Mais on peut d'ores et déjà tirer trois leçons à la fois financières et économiques de cette crise.
La dette, un poison toxique
D'abord, il est dangereux de laisser perdurer les déséquilibres. Quand l'inflation était faible et la croissance régulière, de nombreux économistes pensaient que tout allait pour le mieux. Mais le grand écart provoqué à l'échelle mondiale par l'investissement d'énormes excédents commerciaux dans des placements à revenus fixes a rendu l'argent trop bon marché et l'ensemble des économies vulnérables au moindre raté du moteur financier. Le décalage s'est accentué entre l'évolution de la valeur des actifs et celle des revenus. Ce qui est périlleux.

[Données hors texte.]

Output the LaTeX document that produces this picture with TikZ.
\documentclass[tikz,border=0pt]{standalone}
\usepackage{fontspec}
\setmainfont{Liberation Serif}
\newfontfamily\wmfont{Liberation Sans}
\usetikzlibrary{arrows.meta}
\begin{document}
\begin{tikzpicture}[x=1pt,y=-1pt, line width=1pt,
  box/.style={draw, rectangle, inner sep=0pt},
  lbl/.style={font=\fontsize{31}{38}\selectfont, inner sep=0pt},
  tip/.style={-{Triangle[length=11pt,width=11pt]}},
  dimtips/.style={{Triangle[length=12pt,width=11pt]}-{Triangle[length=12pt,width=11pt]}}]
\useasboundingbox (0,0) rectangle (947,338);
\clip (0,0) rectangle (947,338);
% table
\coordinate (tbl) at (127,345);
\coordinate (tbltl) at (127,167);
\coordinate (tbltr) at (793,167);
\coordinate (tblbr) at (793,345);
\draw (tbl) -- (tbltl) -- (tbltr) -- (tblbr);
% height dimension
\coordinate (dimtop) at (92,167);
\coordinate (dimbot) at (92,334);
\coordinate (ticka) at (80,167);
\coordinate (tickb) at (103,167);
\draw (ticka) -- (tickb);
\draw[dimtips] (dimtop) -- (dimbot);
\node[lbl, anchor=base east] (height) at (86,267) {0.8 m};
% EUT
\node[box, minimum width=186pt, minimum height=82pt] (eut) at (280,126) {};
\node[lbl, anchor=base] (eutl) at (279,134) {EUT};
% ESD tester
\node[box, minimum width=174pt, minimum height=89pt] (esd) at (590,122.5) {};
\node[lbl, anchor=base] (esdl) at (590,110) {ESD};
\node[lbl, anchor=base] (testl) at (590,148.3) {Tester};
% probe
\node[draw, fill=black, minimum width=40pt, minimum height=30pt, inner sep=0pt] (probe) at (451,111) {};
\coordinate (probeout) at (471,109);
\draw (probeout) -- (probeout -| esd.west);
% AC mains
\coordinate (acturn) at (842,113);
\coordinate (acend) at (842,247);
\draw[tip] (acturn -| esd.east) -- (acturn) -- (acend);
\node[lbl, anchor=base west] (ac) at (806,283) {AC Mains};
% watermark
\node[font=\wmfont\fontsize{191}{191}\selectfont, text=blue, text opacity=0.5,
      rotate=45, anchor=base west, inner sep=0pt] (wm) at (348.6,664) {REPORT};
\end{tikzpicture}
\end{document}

Deuxièmement, la dette est un poison toxique. Il a été largement ingurgité. Ses effets se font douloureusement sentir sur les firmes qui ont voulu " assainir " la structure de leur bilan en choisissant d'emprunter pour financer le rachat de leurs actions et sur les particuliers qui ont contracté force prêts pour accéder à la propriété. Or l'effet de levier du crédit est difficilement réversible.

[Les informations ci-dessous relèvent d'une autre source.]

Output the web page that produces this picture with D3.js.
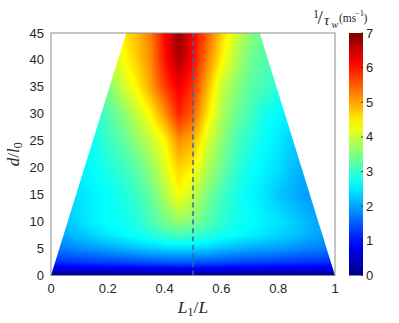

Enfin, la mondialisation n'est pas un principe vertueux en soi. La libre circulation des capitaux a accru la volatilité des flux financiers, des taux de change et du cours des matières premières. Quand ils sont favorables, les économies prospèrent ; quand ils se retournent, les dégâts sont terribles. Elle peut aussi être source d'antagonisme lorsque les conditions des échanges varient brutalement. La croissance se métamorphose alors en régression.
Ces trois leçons peuvent se condenser en une seule : la sollicitation excessive des circuits financiers conduit au désastre.
Les dirigeants politiques n'ont pas retenu cet enseignement. Ainsi, alors que les déséquilibres commerciaux se sont réduits, gouvernements et banques centrales déploient tous leurs outils de relance monétaire et budgétaire. Il était judicieux de lancer des plans de relance bien calibrés. Mais on a mis en oeuvre des dispositifs de grande ampleur, sans réfléchir à la façon dont on les démantèlerait. Il y a six mois, on était décidé à fonder un nouvel ordre financier mondial. Aujourd'hui, il ne reste plus grand-chose de cette belle détermination. Espérons qu'elle renaîtra avant la prochaine crise financière.